On the question about public domain RPG content, surely there is something in the oeuvre of H. G. Wells, out of copyright in the Death+70 countries this year, that has not yet been adapted but should be. Shape of Things to Come RPG?
“No one’s done an M.R. James roleplaying game”
Anyone interested in this should watch https://sentinelhillpress.wordpress.com/ for some related developments on this front.
I feel like enough vocal gamers place far too high a value on rules transparency for core mechanics like resolution to be hidden away inside a phone app without an unmanageable backlash.
It may be a pathological tendency in the player-base, but it’s too prevalent to ignore.
Ideally, the code would be open-source so you can just make your own hack…
1. It’s Marcus Rowland. Forgotten Futures being the correct first port of call prior to or during discussion of roleplaying treatments of just-out-of-copyright material.
(As I recall, Marcus didn’t try doing anything with H.G.Wells because, well, “out of copyright” is a more complex concept than most of us would like to think.)
2. Cordwainer Smith reference noted and approved.
Well, outside of the United States, the copyright status of H.G. Wells’ oeuvre is pretty straightforward now I think – all public domain. But I guess the Disney lobbyists still haven’t allowed the last 20-odd years of his career out of copyright, so the Short History of the World RPG is about as far as you can go. On the other hand, thinking about this question has given me some ideas for an alternative 1920s game …
My teenage-self tried to make an M. R. James in the late 80s – early 90s in the style of the time: overly complicated with lots of ‘just in case’ rules for situations that never appeared in a Jameson story.
Now I would use Cthulhu Dark, replacing Insanity with Fear. Easy.
As for a game based on an out-of-copyright property, I’ve been waiting for the Doctor Syn RPG for many years (also it’s Georgian!). But are the 1930s out of copyright yet?
The Doctor Syn copyright situation appears to be complicated. 🙂 The film is still copyright in the US, and will be until at least 2029. The author of the novels, Russell Thorndyke, lived until 1972 and so his work will be copyright even in Canada and China until 2023, and for another 20 years in the UK and Europe.
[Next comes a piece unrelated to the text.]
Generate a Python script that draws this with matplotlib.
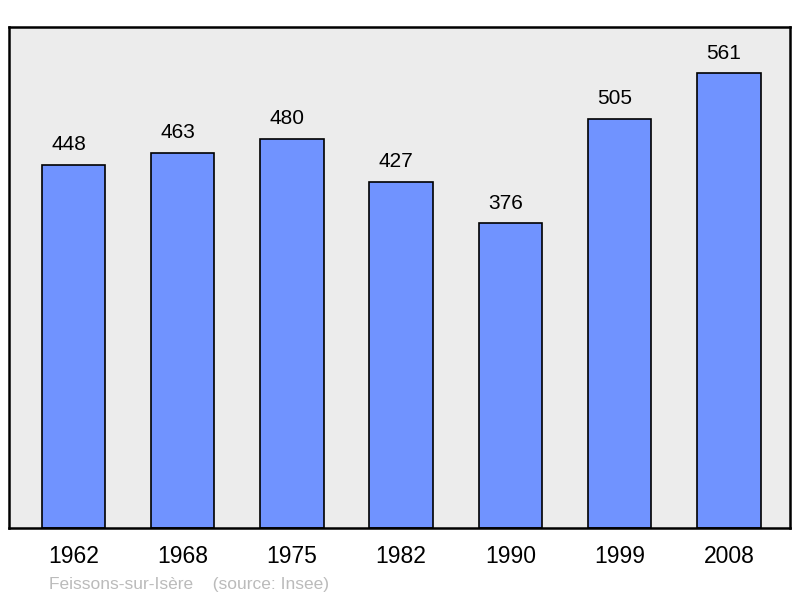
import matplotlib.pyplot as plt

plt.rcParams['font.family'] = ['Liberation Sans', 'DejaVu Sans']

years = ['1962', '1968', '1975', '1982', '1990', '1999', '2008']
population = [448, 463, 480, 427, 376, 505, 561]
town = 'Feissons-sur-Isère'
source = '(source: Insee)'


def plot_population():
    fig = plt.figure(figsize=(8, 5.98), dpi=100)
    ax = fig.add_axes([9 / 800, 70 / 598, 781 / 800, 501 / 598])
    ax.set_facecolor('#ececec')

    pos = list(range(len(years)))
    ax.bar(pos, population, width=0.58, color='#7093ff', edgecolor='black', linewidth=1.2, zorder=2)

    # value labels sit a little left of the bar centre in the original
    for x, v in zip(pos, population):
        ax.text(x - 0.045, v + 13, str(v), ha='center', va='bottom', fontsize=15, color='black')

    ax.set_xlim(-0.59, 6.56)
    ax.set_ylim(0, 618)
    ax.set_yticks([])
    ax.set_xticks(pos)
    ax.set_xticklabels(years, fontsize=16.5)
    ax.tick_params(axis='x', length=0, pad=12)

    for s in ax.spines.values():
        s.set_linewidth(1.8)
        s.set_color('black')

    fig.text(49 / 800, 1 - 584 / 598, town + '    ' + source, fontsize=12.5,
             color='#bbbbbb', ha='left', va='center')

    plt.savefig('out.png', dpi=100)


if __name__ == "__main__":
    plot_population()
However, the very first Doctor Syn novel (describing his decline and death) was published in 1915, so an RPG could be published in the US as long as 1) it isn’t sold elsewhere and 2) it only uses information in the US public domain, i.e. from Doctor Syn: A Tale of the Romney Marsh.
I assume the “Napoleonic miniatures as a card game” is the EAGLES system by Tom Dagliesh and Columbia Games. He did a Civil War system as well, DIXIE. Given that Dagliesh/Columbia had moderate success with their WIZARD
KINGS wargame, adapting many of the ideas from their block-based historical wargames into a fantasy milieu, I’m surprised they didn’t try a
fantasy-based version of the card game as well.
The grandpappy of “Napoleonic miniatures with less expensive and more portable components” was SYSTEM 7 by Rich Banner and GDW, which I remember primarily because it was on the cover of one of the first issues of DRAGON
MAGAZINE I ever bought in 1978. I could make neither head nor tail out of the article, probably because at that tender age I had never seen a real
miniatures game.
Tom Jolly (of WIZWAR fame) was the main designer behind the DISKWARS series, which was a different and modestly successful attempt at
minis-on-the-cheap; that ran for several years and had two spin-offs (spins-off?), a DEADLAND version and a FIVE RINGS version.